The 10 Ways You Will Watch TV by 2020

Americans love to watch TV. In 2014, the average American watched two hours and 49 minutes of TV every day, and that was up 3 minutes a day from the year before.

The 10 Ways You Will Watch TV by 2020
Source: Oculus VR

But the way we watch — or at least the way content is delivered — is shifting. Antennas gave way to cable television and a world of hundreds of channels, but another seismic shift is under way.

Over the past decade, there has been a surge in the popularity of programming delivered over the internet. Companies like Netflix, Inc. (NFLX), Hulu,, Inc. (AMZN) and Apple Inc. (AAPL) are no longer on the bleeding edge with their services — they’re on top.

According to a report released by Leichtman Research Group, in 2010 only 24% of U.S. households had a TV that was connected to the internet in some way. Today, streaming boxes outnumber cable TV set-top boxes and two-thirds of U.S households are watching video on their TV using an internet streaming service.

The most recent development has Alphabet Inc (GOOG, GOOGL) property YouTube working on a paid subscription TV package called YouTube Unplugged.

Tech giants like Amazon, Alphabet and Apple are jockeying for a way to dominate video delivery the way they came to dominate the music business. At the same time, content providers are leery and the same cable companies that stand to lose money over declining cable subscriptions own the pipes that connect homes to the internet. In other words, anything could happen.

But based on current trends, rumors and corporate strategies, here are the 10 ways you can expect to be watching TV in 2020.

10 Ways You Will Watch TV by 2020: Netflix

10 Ways You Will Watch TV by 2020: Netflix
Source: Netflix

Don’t expect Netflix to go away any time soon.

Subscriber growth may be slowing, but the company that came to be synonymous with streaming video continues to add subscribers (currently at 81 million), and is now available in over 190 countries.

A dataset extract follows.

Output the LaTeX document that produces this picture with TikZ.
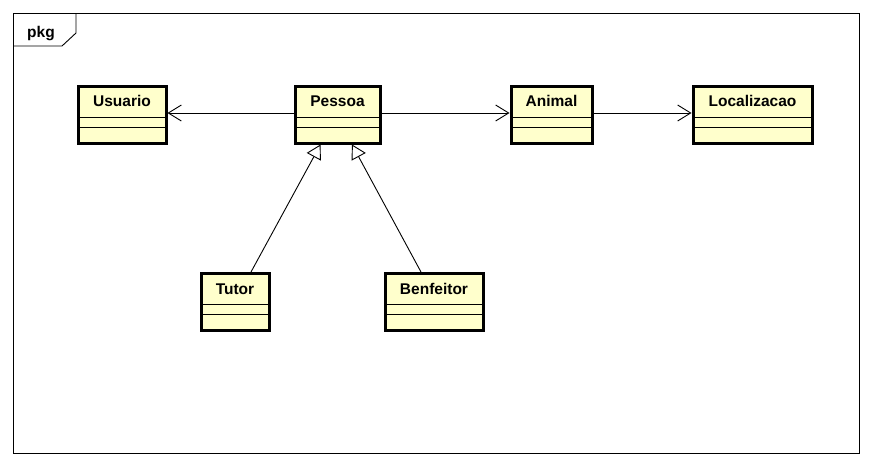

Netflix continues to push the boundaries of high fidelity video, including 4K and HDR, as well as a growing library of its own content, including shows like House of Cards, Orange is the New Black and Unbreakable Kimmy Schmidt. This in-house content helps protect Netflix against any moves by content providers to pull back on licensing their videos.

10 Ways You Will Watch TV by 2020: Amazon Prime Video

10 Ways You Will Watch TV by 2020: Amazon Prime Video
Source: Amazon

Amazon is flying high and selling plenty of Amazon Prime memberships along the way. And with those Prime memberships comes Prime Video.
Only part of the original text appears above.